I click on my headlights and turn hard right onto the dark line of Cemetery Road, headed toward Bienville. After thirty seconds, something lets go in Jet. She shudders and sobs beside me. I reach out and take her hand, trying to calm myself as much as her. I haven’t felt this shaken since Iraq, and no one has even fired a gun tonight. What can she be going through? The prospect of telling me this secret has probably terrified her since before we got back together. Now she’s done it. I should leave her in peace, no question. But nearly everything she told me has raised a question. One flashes like a tower beacon above all the others.
“Jet, can I ask you one more thing? Just one. It’s a tough one.”
She’s still rocking in her seat. “You might as well. We’ll see where we stand.”
“Why did you keep the baby? Were you sure it was Max’s?”
She closes her eyes, and her mouth makes what looks like a painful smile, but she’s still weeping.

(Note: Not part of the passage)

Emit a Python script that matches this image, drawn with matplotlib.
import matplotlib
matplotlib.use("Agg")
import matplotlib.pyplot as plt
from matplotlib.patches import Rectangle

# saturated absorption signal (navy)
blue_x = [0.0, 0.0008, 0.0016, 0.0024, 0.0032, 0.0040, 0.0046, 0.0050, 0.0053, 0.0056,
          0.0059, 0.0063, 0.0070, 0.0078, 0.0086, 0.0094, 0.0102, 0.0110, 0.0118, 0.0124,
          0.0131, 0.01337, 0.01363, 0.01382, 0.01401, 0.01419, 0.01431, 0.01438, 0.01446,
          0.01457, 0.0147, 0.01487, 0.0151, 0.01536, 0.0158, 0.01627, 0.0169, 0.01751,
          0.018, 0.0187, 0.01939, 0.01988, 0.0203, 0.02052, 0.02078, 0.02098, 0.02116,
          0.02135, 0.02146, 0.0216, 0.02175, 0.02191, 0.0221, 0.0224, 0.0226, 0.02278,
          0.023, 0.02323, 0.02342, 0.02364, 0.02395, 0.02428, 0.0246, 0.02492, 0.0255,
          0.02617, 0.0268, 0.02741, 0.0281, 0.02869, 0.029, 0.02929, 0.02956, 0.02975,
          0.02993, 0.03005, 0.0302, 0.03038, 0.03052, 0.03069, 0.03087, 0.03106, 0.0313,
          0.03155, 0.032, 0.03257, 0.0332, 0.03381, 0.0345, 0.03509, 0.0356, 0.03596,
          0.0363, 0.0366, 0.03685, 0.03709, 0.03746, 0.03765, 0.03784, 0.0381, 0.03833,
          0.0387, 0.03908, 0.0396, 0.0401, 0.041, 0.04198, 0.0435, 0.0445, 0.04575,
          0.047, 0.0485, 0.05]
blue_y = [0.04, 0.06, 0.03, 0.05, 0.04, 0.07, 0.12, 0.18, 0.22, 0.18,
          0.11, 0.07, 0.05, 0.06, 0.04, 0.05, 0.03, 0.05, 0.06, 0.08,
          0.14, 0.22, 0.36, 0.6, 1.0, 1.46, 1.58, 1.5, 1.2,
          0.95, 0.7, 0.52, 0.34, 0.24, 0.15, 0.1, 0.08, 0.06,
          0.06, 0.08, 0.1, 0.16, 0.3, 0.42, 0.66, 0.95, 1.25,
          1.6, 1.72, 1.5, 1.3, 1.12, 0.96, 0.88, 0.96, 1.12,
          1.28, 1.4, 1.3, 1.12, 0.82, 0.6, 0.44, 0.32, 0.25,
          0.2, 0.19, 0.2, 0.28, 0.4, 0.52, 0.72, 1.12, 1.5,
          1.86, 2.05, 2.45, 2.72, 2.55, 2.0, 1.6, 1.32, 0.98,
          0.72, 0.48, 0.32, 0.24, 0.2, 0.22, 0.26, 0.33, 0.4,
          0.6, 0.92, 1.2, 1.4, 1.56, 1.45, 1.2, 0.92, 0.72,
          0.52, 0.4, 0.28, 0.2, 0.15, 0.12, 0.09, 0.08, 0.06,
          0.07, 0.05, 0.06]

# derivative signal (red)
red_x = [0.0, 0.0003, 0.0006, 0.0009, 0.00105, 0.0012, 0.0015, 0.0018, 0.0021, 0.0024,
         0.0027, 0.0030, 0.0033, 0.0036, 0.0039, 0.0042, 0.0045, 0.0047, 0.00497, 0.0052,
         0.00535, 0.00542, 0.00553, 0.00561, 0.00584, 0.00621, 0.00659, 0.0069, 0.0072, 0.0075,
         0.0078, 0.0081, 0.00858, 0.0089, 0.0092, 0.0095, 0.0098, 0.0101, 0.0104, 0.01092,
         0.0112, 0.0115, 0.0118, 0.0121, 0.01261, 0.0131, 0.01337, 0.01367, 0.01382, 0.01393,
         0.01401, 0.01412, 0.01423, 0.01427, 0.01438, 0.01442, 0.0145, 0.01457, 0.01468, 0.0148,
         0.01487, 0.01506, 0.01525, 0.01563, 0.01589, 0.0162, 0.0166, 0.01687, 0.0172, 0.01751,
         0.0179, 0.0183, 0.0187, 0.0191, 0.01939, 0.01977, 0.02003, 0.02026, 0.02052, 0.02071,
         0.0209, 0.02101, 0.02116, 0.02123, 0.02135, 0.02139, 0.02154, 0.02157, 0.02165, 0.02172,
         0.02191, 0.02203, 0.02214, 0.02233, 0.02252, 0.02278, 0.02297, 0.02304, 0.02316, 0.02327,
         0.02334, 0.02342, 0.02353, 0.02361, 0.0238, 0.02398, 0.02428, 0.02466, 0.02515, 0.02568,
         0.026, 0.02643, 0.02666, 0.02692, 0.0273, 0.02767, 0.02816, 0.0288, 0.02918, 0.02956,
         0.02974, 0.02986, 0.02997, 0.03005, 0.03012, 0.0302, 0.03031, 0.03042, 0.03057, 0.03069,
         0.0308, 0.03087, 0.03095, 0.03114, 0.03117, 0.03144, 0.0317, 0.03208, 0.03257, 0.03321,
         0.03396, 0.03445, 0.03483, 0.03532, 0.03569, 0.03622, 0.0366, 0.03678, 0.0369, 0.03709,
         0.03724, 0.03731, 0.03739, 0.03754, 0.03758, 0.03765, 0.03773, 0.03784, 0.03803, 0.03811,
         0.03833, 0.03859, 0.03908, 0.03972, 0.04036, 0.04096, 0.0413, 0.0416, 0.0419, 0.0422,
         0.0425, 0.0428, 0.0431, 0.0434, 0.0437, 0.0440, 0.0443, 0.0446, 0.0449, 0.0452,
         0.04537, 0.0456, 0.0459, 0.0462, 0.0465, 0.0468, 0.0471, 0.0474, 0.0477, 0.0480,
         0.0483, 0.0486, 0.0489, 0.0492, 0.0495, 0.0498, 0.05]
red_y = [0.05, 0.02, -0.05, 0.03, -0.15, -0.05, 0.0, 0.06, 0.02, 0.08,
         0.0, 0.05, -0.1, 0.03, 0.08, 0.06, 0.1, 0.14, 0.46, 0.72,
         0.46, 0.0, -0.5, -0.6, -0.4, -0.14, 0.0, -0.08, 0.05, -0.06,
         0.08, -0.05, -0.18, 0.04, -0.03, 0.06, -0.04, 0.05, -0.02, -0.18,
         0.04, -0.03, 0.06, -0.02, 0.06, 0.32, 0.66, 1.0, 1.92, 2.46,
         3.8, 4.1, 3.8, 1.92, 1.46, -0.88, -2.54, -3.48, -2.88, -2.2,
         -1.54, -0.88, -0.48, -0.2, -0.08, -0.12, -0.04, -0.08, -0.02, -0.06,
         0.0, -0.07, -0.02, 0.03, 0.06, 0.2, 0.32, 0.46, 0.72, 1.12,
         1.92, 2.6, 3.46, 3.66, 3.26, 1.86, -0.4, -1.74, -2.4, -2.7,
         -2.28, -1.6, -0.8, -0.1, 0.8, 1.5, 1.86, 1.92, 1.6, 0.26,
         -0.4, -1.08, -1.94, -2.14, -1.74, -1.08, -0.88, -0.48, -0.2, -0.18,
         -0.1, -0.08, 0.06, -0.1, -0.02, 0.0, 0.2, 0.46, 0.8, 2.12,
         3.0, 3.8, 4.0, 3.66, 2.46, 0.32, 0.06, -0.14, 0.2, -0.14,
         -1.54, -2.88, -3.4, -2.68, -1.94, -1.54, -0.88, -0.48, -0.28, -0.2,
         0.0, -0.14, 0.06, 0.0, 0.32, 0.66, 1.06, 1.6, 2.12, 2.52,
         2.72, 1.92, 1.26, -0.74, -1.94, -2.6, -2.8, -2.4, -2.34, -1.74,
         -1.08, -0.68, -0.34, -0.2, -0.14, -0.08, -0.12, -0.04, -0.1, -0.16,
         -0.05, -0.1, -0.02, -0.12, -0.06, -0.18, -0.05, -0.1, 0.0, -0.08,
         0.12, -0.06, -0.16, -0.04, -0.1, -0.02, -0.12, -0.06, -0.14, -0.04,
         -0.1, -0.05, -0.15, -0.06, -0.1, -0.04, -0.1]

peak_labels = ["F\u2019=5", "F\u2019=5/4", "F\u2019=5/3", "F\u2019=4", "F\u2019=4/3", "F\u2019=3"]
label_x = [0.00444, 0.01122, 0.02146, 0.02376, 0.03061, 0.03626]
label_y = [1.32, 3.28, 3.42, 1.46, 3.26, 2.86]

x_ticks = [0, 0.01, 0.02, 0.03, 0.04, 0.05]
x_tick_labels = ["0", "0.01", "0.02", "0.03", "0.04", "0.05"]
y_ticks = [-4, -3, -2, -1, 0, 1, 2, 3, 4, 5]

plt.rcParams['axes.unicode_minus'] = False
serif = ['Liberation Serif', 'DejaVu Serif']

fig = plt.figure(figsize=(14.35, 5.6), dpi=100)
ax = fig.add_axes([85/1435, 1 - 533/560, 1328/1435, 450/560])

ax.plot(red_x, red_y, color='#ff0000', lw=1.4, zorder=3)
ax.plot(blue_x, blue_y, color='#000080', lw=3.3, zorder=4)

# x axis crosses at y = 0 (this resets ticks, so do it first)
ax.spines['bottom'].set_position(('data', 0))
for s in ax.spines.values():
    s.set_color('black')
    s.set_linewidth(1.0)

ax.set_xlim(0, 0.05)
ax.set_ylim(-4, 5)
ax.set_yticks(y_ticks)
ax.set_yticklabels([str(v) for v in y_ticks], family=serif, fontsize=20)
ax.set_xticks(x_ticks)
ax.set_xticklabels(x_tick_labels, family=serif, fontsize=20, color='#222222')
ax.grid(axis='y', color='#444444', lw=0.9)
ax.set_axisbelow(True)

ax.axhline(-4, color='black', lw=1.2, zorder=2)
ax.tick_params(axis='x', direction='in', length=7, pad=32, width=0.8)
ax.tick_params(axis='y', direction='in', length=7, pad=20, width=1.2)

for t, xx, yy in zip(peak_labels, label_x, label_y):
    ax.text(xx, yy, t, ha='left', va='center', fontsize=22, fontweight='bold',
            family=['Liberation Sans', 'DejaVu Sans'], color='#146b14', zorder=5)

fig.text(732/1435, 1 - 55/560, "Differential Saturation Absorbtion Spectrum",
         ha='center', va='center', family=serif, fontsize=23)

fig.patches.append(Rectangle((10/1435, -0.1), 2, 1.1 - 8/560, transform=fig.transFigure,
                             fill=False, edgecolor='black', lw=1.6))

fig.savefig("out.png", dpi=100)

“Take your time,” I tell her.
“How can I explain it so that you’ll understand? Paul and I had been trying for so long to have a child. He’d tried suicide, twice. Pills. I found him. You don’t know how he was after that mess in Iraq. Your book ended up making him a hero to a lot of people, but the government barred him from the country. He lost everything that was his, you know? And that broke him. Working for Max is hell for Paul. And not being able to father a child . . . that was the last straw.”
I drive steadily, my eyes on the faded white lines, trying to understand. “Did you know from the start that it was Max who got you pregnant?”
“No. Early on, I didn’t think the baby was his. He’d only been in me that one time. Paul had . . . managed to finish in me three times that month. So the math was on his side. I clung to that. But the further along I got, the more afraid I became. I tried to tell myself I was being irrational, that everything would be okay.” She reaches out and taps the dash with her forefinger. “But some part of me knew.”
I feel her watching my face, searching for the slightest judgment. I do all I can to watch the road without reaction.
“At that point,” she says, “I had two choices. Stay and try to make the best of things, or abort the baby and quit. And when I thought about quitting . . . Marshall, I had so much guilt.”
“Over the rape?”
“No. Over marrying Paul.”
This takes me aback. “What do you mean?”
“I’d married a man I didn’t love. Not really. Not the way I knew love could be. But I’d done it anyway.”
I know where this is going, but I’m not going to challenge her tonight.
She turns in her seat, facing me full-on. “And when I thought about leaving, I’d think, ‘What am I going to do? Start over single at some big law firm? At thirty-three?’ In my mind, you were my refuge. But you’d just gotten married.”
“Please don’t try to put this on me,” I say, despite my intention to remain silent.
“I’m not putting it on you. I’m just saying, what was I supposed to do? Abandon Paul in the state he was in? Let him drink and drug himself to death, so I could have an abortion and go somewhere else to start over from scratch?”
There it is. Max’s crime had been terrible, yet to Jet, living with the result of it had ultimately seemed the sanest path. Was it the lesser of two evils? I wonder. Or simply the path of least resistance? Especially as long as she could keep her doubt alive.
“Do you know for sure that Max is the father? Like, DNA sure?”
She nods once. “I didn’t intend to get a test. I’d have been perfectly happy never knowing beyond a shadow of doubt. But Max got one done.”
“How’d he manage that?”
“He stole some hairs from a baseball cap he’d given Kevin on his first birthday. He had them tested in secret. That’s what he told me, anyway.”